THE FOLLY OF HUMAN WISDOM
18 Let no one deceive himself. If anyone among you thinks he is wise in this age, let him become a fool so that he can become wise. 19 For the wisdom of this world is foolishness with God, since it is written, He catches the wise in their craftiness; (Job 5:13 – One of Jobs friends who was not speaking truth to Job all the time.)
  • Worldly wisdom is different than spiritual wisdom.
  • How are you going to know the difference if you don’t know the Father?
20 and again, The Lord knows that the reasonings of the wise are futile. (Psalm 94:11) 21 So let no one boast in human leaders, for everything is yours--22 whether Paul or Apollos or Cephas or the world or life or death or things present or things to come—everything is yours, 23 and you belong to Christ, and Christ belongs to God.[3]

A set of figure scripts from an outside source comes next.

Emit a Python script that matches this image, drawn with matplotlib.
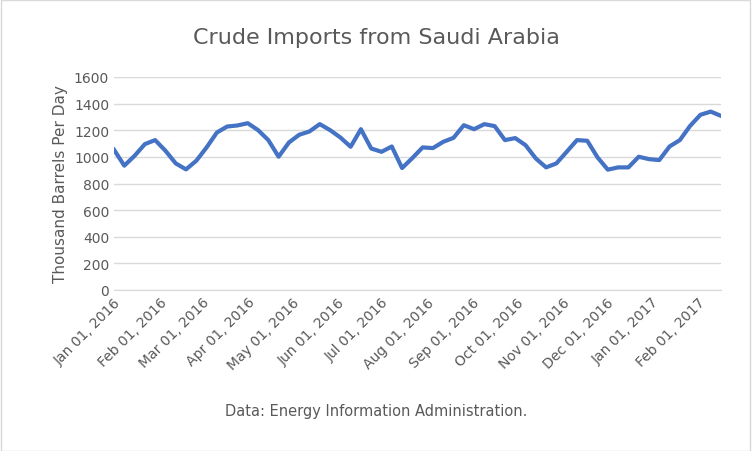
import matplotlib.pyplot as plt
import matplotlib.dates as mdates
import numpy as np
import datetime as dt

start = dt.date(2016, 1, 1)
imports = [1054, 934, 1008, 1096, 1126, 1046, 951, 906, 971, 1071,
           1183, 1228, 1236, 1253, 1201, 1126, 1001, 1108, 1166, 1191,
           1246, 1201, 1146, 1076, 1208, 1063, 1038, 1078, 916, 991,
           1071, 1066, 1113, 1143, 1238, 1208, 1246, 1231, 1126, 1141,
           1088, 988, 921, 951, 1038, 1126, 1121, 996, 904, 921,
           921, 1001, 983, 976, 1078, 1126, 1233, 1316, 1340, 1308]
dates = [start + dt.timedelta(days=7 * i) for i in range(len(imports))]
tick_dates = [dt.date(2016, m, 1) for m in range(1, 13)] + [dt.date(2017, 1, 1), dt.date(2017, 2, 1)]

grey = "#595959"
fig = plt.figure(figsize=(7.52, 4.52), dpi=100)
fig.patches.append(plt.Rectangle((0.001, 0.001), 0.997, 0.997, transform=fig.transFigure,
                                 fill=False, edgecolor="#d9d9d9", linewidth=1))
ax = fig.add_axes([114 / 752, 1 - 291 / 452, (721 - 114) / 752, (291 - 78) / 452])

ax.plot(dates, imports, color="#4472c4", linewidth=3, solid_joinstyle="round")
ax.set_ylim(0, 1600)
ax.set_yticks(np.arange(0, 1601, 200))
ax.set_xlim(dates[0], dates[-1])
ax.set_xticks(tick_dates)
ax.xaxis.set_major_formatter(mdates.DateFormatter("%b %d, %Y"))
ax.grid(axis="y", color="#d9d9d9", linewidth=1)
ax.set_axisbelow(True)
for s in ["top", "right", "left"]:
    ax.spines[s].set_visible(False)
ax.spines["bottom"].set_color("#d9d9d9")
ax.tick_params(length=0, colors=grey, labelsize=10)
plt.setp(ax.get_xticklabels(), rotation=45, ha="right", rotation_mode="anchor")
ax.set_ylabel("Thousand Barrels Per Day", color=grey, fontsize=11)

fig.text(0.5, 1 - 38 / 452, "Crude Imports from Saudi Arabia", ha="center", va="center",
         fontsize=16, color=grey)
fig.text(0.5, 1 - 412 / 452, "Data: Energy Information Administration.", ha="center",
         va="center", fontsize=10.5, color=grey)

fig.savefig("out.png", dpi=100)
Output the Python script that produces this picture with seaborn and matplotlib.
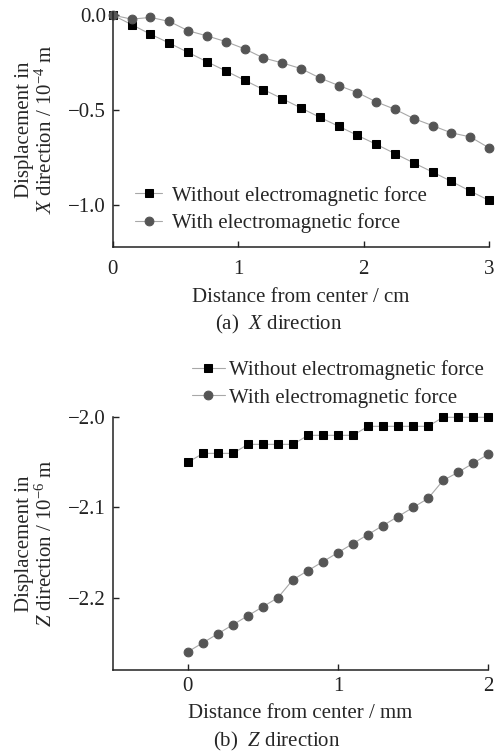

  • The members of the Corinthian church were glorying in men, and this was wrong.
  • They were comparing men (1 Cor. 4:6) and dividing the church by such carnal deeds.
  • Had they been seeking to glorify God alone, there would have been harmony in the assembly.[4]
  • You have to come to the realization that you already have everything in Christ.
  • You belong to Christ… not any other man.
  • Everything is already yours.

[1] Wiersbe, W. W. (1996). The Bible exposition commentary (Vol. 1, pp. 578–579). Wheaton, IL: Victor Books.
[2] Wiersbe, W. W. (1996). The Bible exposition commentary (Vol. 1, p. 581). Wheaton, IL: Victor Books.
[3] Christian Standard Bible. (2020). (1 Co 3:1–23). Nashville, TN: Holman Bible Publishers.
[4] Wiersbe, W. W. (1996). The Bible exposition commentary (Vol. 1, p. 581). Wheaton, IL: Victor Books.